Rebalance Questions

Rebalance Questions

I want to speed up the rebalancing.

  1. If the value increases from the default to 12, does it use more server resources?

  2. The maximum value is 64, is there a problem if I change it to the maximum value?

  3. Does this “rebalanceMovesPerNode” help speed up rebalancing?

Hi @bellpumpkin. Yes, those settings will help speed up rebalance…and they will also consume more resources so we would advise increasing it by a small amount initially and then testing for both the increase in speed but also any impact on your application.

If there is no speed difference between 12,24,32,64 when increasing the value of ‘rebalanceMovesPerNode’, is it a CPU problem?

The speed difference between 4 and 12, 4 and 64 is clear, but the difference between 12 and 32, 64 is not big. Can you tell why?

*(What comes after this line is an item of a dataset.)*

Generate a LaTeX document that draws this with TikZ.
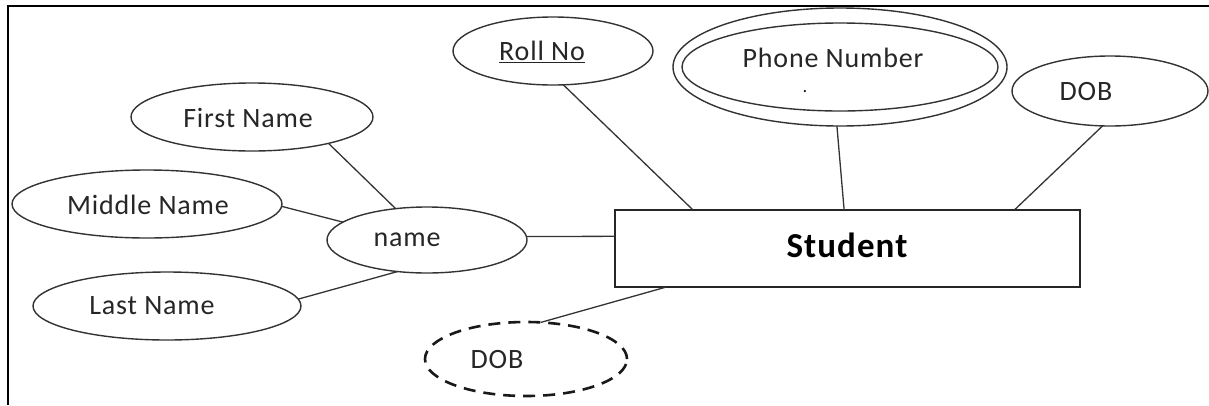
\documentclass[tikz,border=0pt]{standalone}
\usepackage{fontspec}
\setmainfont{Carlito}[LetterSpace=3]
\usetikzlibrary{shapes.geometric}
\tikzset{
  attr/.style={ellipse, draw=black!80, line width=1.4pt, inner sep=0pt, outer sep=0pt},
  txt/.style={inner sep=0pt, text=black!85, font=\fontsize{28}{30}\selectfont},
  link/.style={draw=black!80, line width=1.3pt},
  entity/.style={draw=black!85, line width=1.5pt, inner sep=0pt, outer sep=0pt},
}
\begin{document}
\begin{tikzpicture}[x=1pt, y=-1pt]
\useasboundingbox (0,0) rectangle (1209,405);
% page frame
\draw[line width=2.2pt] (8,405) coordinate (fl) -- (8,6) coordinate (fc) -- (1209,6) coordinate (fr);

% entity
\node[entity, minimum width=465pt, minimum height=77pt] (student) at (847.5,248.5) {};
\node[txt, font=\fontsize{35}{37}\selectfont\bfseries, text=black] (studentT) at (847,245) {Student};

% composite attribute and its parts
\node[attr, minimum width=200pt, minimum height=66pt] (name) at (427,240) {};
\node[txt] (nameT) at (407,240) {name};
\node[attr, minimum width=242pt, minimum height=68pt] (first) at (252,117) {};
\node[txt] (firstT) at (248,118) {First Name};
\node[attr, minimum width=270pt, minimum height=68pt] (middle) at (147,204) {};
\node[txt] (middleT) at (148,205) {Middle Name};
\node[attr, minimum width=268pt, minimum height=68pt] (last) at (167,306) {};
\node[txt] (lastT) at (152,306) {Last Name};

% key attribute
\node[attr, minimum width=200pt, minimum height=68pt] (roll) at (553,51) {};
\node[txt] (rollT) at (542,52) {\underline{Roll No}};

% multivalued attribute
\node[attr, minimum width=334pt, minimum height=118pt] (phone) at (840,67) {};
\node[attr, minimum width=316pt, minimum height=88pt] (phoneIn) at (840,67) {};
\node[txt] (phoneT) at (833,58) {Phone Number};
\node[txt, font=\fontsize{14}{16}\selectfont\bfseries, text=black, anchor=base] (phoneDot) at (805,92) {.};

% simple attribute
\node[attr, minimum width=196pt, minimum height=70pt] (dob) at (1110,91) {};
\node[txt] (dobT) at (1086,92) {DOB};

% derived attribute
\node[attr, dashed, dash pattern=on 12pt off 8pt, line width=2.6pt, draw=black!90,
      minimum width=202pt, minimum height=74pt] (dobD) at (526,359) {};
\node[txt] (dobDT) at (497,360) {DOB};

% connectors
\draw[link] (first.-19.7) -- (name.135);
\draw[link] (middle.-1.3) -- (name.168);
\draw[link] (last.3) -- (name.-133);
\draw[link] (name.2) -- (student.177.9);
\draw[link] (roll.-73.6) -- (student.166.5);
\draw[link] (phone.-93) -- (student.95.2);
\draw[link] (dob.-102.9) -- (student.13.9);
\draw[link] (student.-168.9) -- (dobD.68.7);
\end{tikzpicture}
\end{document}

It’s hard to be very definitive without looking at stats/logs from a specific example run.

A few more details:

  • If you’re working with a large amount of data, there’s only so much impact that parallelising will have vs the overall time it takes to move the data.
  • The CPU and disk speed will certainly play a role, especially depending on whether your data is fully in RAM or not.
  • Similarly, if you are tight on RAM, then moving data from one node into another may be slowed down by the highwatermark threshold on the destination node so as not to overwhelm the destination. This is also one of the key areas for potential impact to the application and an example of why it may be better to have a slower rebalance than to push a lot of active data out of RAM and slow down the running application.
  • Network bandwidth in theory could play a role, but doubtful in today’s high speed networking world.
  • [edit] There are multiple other factors that will limit how many vbuckets are able to be moved concurrently. In particular, doing a “swap rebalance” (i.e. same number of nodes coming in as are coming out) ends up being limited to one concurrent vbucket move per source:destination pair. So if you’re testing a ‘swap rebalance’, then you really won’t see any effect by changing that value. If you’re adding a different amount of nodes than you’re removing, then you will.

If we step back a bit, can you share some insight and feedback on why you are trying to increase rebalance speed? In our minds, rebalance should be able to happen on a live system and continue with minimal or no intervention. Are you experiencing any issues with rebalance taking “too long”?